US Senate passes watered-down filibuster reform

It is a modest step to be sure, but the US Senate voted to remove some longstanding procedural hurdles that have stalled debate and left Congress mired in gridlock in recent years.

Will the move keep the minority — currently Republicans — from obstructing major bills? Certainly not. But it could reduce the pervasive use of dilatory tactics that have killed off countless pieces of legislation and delayed presidential nominees, sometimes for months.

The changes, which passed 86-9, will help legislation reach the floor of the chamber more quickly by barring a senator from using a blocking tactic, known as the filibuster, at the beginning of debate on a bill.

“It is a step in the right direction,” Democrat Tom Harkin said of the deal which was brokered by four Senate Democrats and four Republicans after weeks of negotiation.

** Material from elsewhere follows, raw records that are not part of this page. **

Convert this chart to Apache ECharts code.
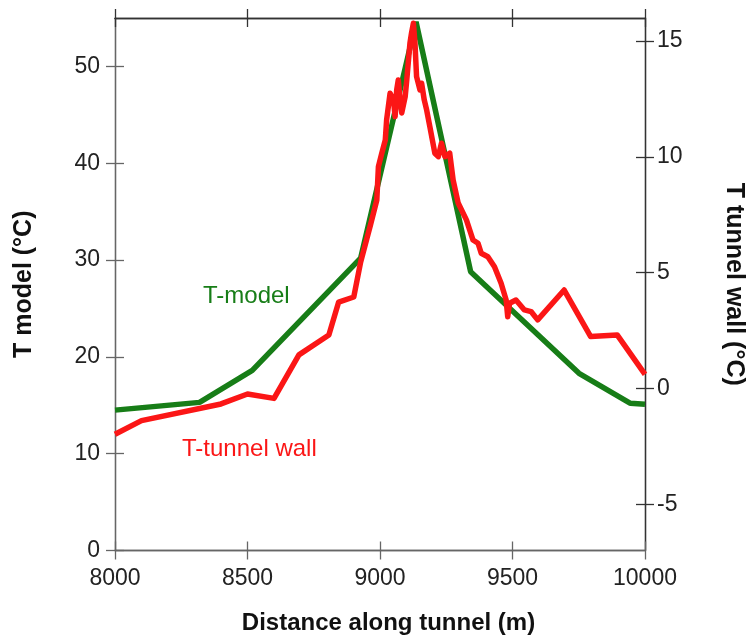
<!DOCTYPE html>
<html>
<head>
<meta charset="utf-8">
<title>T model vs T tunnel wall</title>
<script src="https://cdn.jsdelivr.net/npm/echarts@6/dist/echarts.min.js"></script>
<style>
  html, body { margin: 0; padding: 0; background: #fff; }
  #chart { width: 754px; height: 642px; }
</style>
</head>
<body>
<div id="chart"></div>
<script>
// distance along tunnel (m) / modelled temperature (left axis, °C)
var modelDist = [8000, 8319, 8518, 8927, 9136, 9342, 9751, 9945, 10000];
var modelTemp = [14.5, 15.3, 18.6, 30.2, 54.6, 28.8, 18.3, 15.2, 15.1];

// distance along tunnel (m) / measured tunnel wall temperature (right axis, °C)
var wallDist = [8000, 8100, 8400, 8500, 8600, 8694, 8807, 8844, 8901, 8927,
                8949, 8964, 8988, 8994, 9007, 9020, 9025, 9038, 9051, 9057,
                9063, 9069, 9076, 9082, 9095, 9101, 9113, 9119, 9126, 9132,
                9138, 9151, 9157, 9167, 9176, 9188, 9207, 9220, 9232, 9245,
                9263, 9276, 9295, 9326, 9351, 9370, 9382, 9407, 9432, 9457,
                9476, 9482, 9489, 9513, 9545, 9570, 9595, 9695, 9795, 9895,
                10000];
var wallTemp = [-1.98, -1.39, -0.67, -0.24, -0.43, 1.45, 2.31, 3.73, 3.95, 5.46,
                6.41, 7.06, 8.14, 9.58, 10.17, 10.73, 11.60, 12.75, 12.46, 11.74,
                12.89, 13.32, 12.46, 11.90, 12.60, 13.32, 14.91, 15.35, 15.77, 14.91,
                13.47, 12.89, 13.18, 12.46, 12.03, 11.31, 10.16, 10.01, 10.59, 10.01,
                10.16, 9.00, 8.01, 7.28, 6.41, 6.27, 5.84, 5.69, 5.26, 4.54,
                3.82, 3.10, 3.68, 3.82, 3.39, 3.32, 2.96, 4.25, 2.24, 2.31,
                0.61];

var xTicks     = [8000, 8500, 9000, 9500, 10000];
var leftTicks  = [0, 10, 20, 30, 40, 50];
var rightTicks = [-5, 0, 5, 10, 15];

var FONT  = 'Liberation Sans, Arial, sans-serif';
var GREEN = '#177d17';
var RED   = '#fb1616';

function pairs(xs, ys) {
  var out = [];
  for (var i = 0; i < xs.length; i++) out.push([xs[i], ys[i]]);
  return out;
}

function plain(v) { return String(v); }

// one axis drawn outside + one copy drawn inside gives the crossing ticks
function xAx(pos, inside, labels, color) {
  return {
    type: 'value', position: pos, min: 8000, max: 10000,
    axisLine: {show: true, onZero: false, lineStyle: {color: color, width: 1.3}},
    axisTick: {show: true, inside: inside, length: 9, customValues: xTicks,
               lineStyle: {color: color, width: 1.3}},
    axisLabel: {show: labels, customValues: xTicks, margin: 17, formatter: plain,
                color: '#222', fontSize: 23, fontFamily: FONT},
    splitLine: {show: false}
  };
}

function yAx(pos, min, max, ticks, inside, labels, color, margin) {
  return {
    type: 'value', position: pos, min: min, max: max,
    axisLine: {show: true, onZero: false, lineStyle: {color: color, width: 1.3}},
    axisTick: {show: true, inside: inside, length: 9, customValues: ticks,
               lineStyle: {color: color, width: 1.3}},
    axisLabel: {show: labels, customValues: ticks, margin: margin, formatter: plain,
                color: '#222', fontSize: 23, fontFamily: FONT},
    splitLine: {show: false}
  };
}

var chart = echarts.init(document.getElementById('chart'));

var xBottom = xAx('bottom', false, true, '#666');
xBottom.name = 'Distance along tunnel (m)';
xBottom.nameLocation = 'middle';
xBottom.nameGap = 61;
xBottom.nameTextStyle = {fontSize: 24, fontWeight: 'bold', color: '#111',
                         fontFamily: FONT, padding: [0, 0, 0, 17]};

var yLeft = yAx('left', 0, 55, leftTicks, false, true, '#666', 15);
yLeft.name = 'T model (°C)';
yLeft.nameLocation = 'middle';
yLeft.nameGap = 78;
yLeft.nameTextStyle = {fontSize: 25, fontWeight: 'bold', color: '#111', fontFamily: FONT};

var yRight = yAx('right', -7, 16, rightTicks, false, true, '#333', 12);
yRight.name = 'T tunnel wall (°C)';
yRight.nameLocation = 'middle';
yRight.nameRotate = -90;
yRight.nameGap = 76;
yRight.nameTextStyle = {fontSize: 25, fontWeight: 'bold', color: '#111', fontFamily: FONT};

var option = {
  animation: false,
  backgroundColor: '#fff',
  grid: {left: 115, right: 106, top: 18, bottom: 91.5},
  xAxis: [
    xBottom,
    xAx('bottom', true, false, '#666'),
    xAx('top', false, false, '#333'),
    xAx('top', true, false, '#333')
  ],
  yAxis: [
    yLeft,
    yAx('left', 0, 55, leftTicks, true, false, '#666', 15),
    yRight,
    yAx('right', -7, 16, rightTicks, true, false, '#333', 12)
  ],
  series: [{
    name: 'T-model',
    type: 'line',
    xAxisIndex: 0, yAxisIndex: 0,
    showSymbol: false,
    lineStyle: {color: GREEN, width: 5.5},
    data: pairs(modelDist, modelTemp)
  }, {
    name: 'T-tunnel wall',
    type: 'line',
    xAxisIndex: 0, yAxisIndex: 2,
    showSymbol: false,
    lineStyle: {color: RED, width: 5.5, join: 'round'},
    data: pairs(wallDist, wallTemp)
  }],
  graphic: [
    {type: 'text', left: 203, top: 284,
     style: {text: 'T-model', fill: GREEN, font: '24px ' + FONT}},
    {type: 'text', left: 182, top: 437,
     style: {text: 'T-tunnel wall', fill: RED, font: '24px ' + FONT}}
  ]
};

chart.setOption(option);
</script>
</body>
</html>
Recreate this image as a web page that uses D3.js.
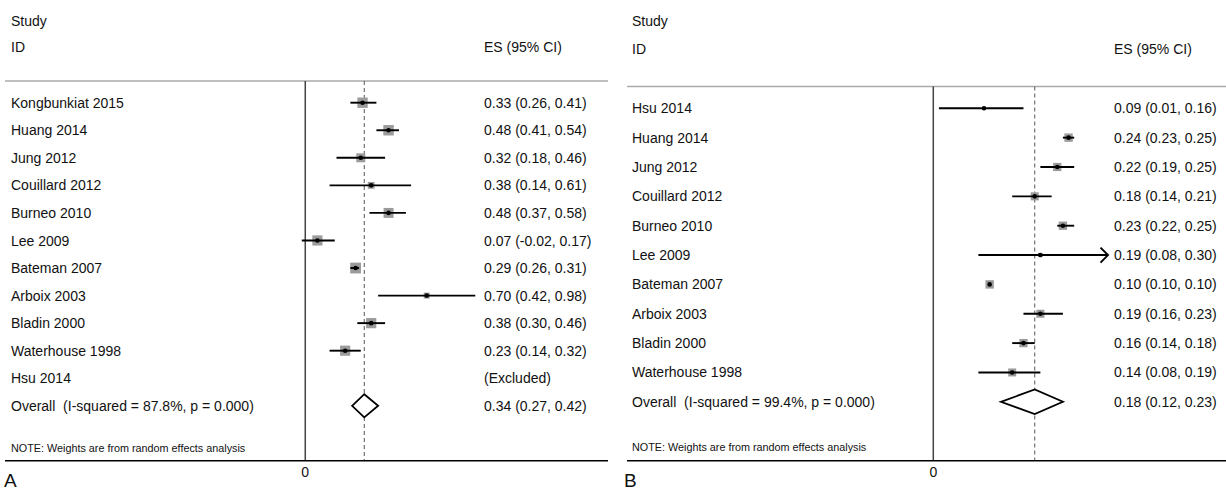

Harkin was among a small group of progressive senators who pushed for more radical alterations to the chamber’s rules, including a requirement that senators talk out their filibusters live on the Senate floor, as in the Hollywood classic “Mr Smith Goes to Washington.”

But those bids were defeated, as Senate Majority Leader Harry Reid and top Republican Mitch McConnell agreed to a compromise hashed out by the bipartisan group.

Senate rules until now allowed a lawmaker to filibuster a bill at many stages of the process.

But senators including Democrat Carl Levin and Republican John McCain argued that members had abused a favored blocking tactic by the minority, essentially killing legislation by filibustering the motion to move toward debating a bill.

That right will now be effectively revoked, but with a price; in a concession to Republicans by Reid, the minority will have a greater role in proposing changes to legislation, by being allowed to introduce two amendments to a bill.

“The outcome of this hard earned compromise will be that there will be a greater degree of comity in the Senate which would allow us to achieve the legislative goals that all of us seek,” McCain said on the Senate floor.

President Barack Obama gave his stamp of approval.

“At a time when we face critical decisions on a whole range of issues — from preventing further gun violence, to reforming our broken immigration system, to getting our fiscal house in order and creating good paying jobs — we cannot afford unnecessary obstruction,” he said.

The deal prevents absolute rule by the majority in the 100-seat Senate, allowing the current Republican minority to preserve its right to force a 60-vote supermajority on legislation votes.

But it averts what critics have called “the nuclear option,” in which Reid had threatened to amend the Senate rules at the beginning of the Congressional session with a simple majority, rather than the traditional two-thirds.

The changes also compress the time it would take a bill to reach a vote and reduce the opportunities to filibuster once legislation passes the Senate and heads toward negotiation with the House of Representatives.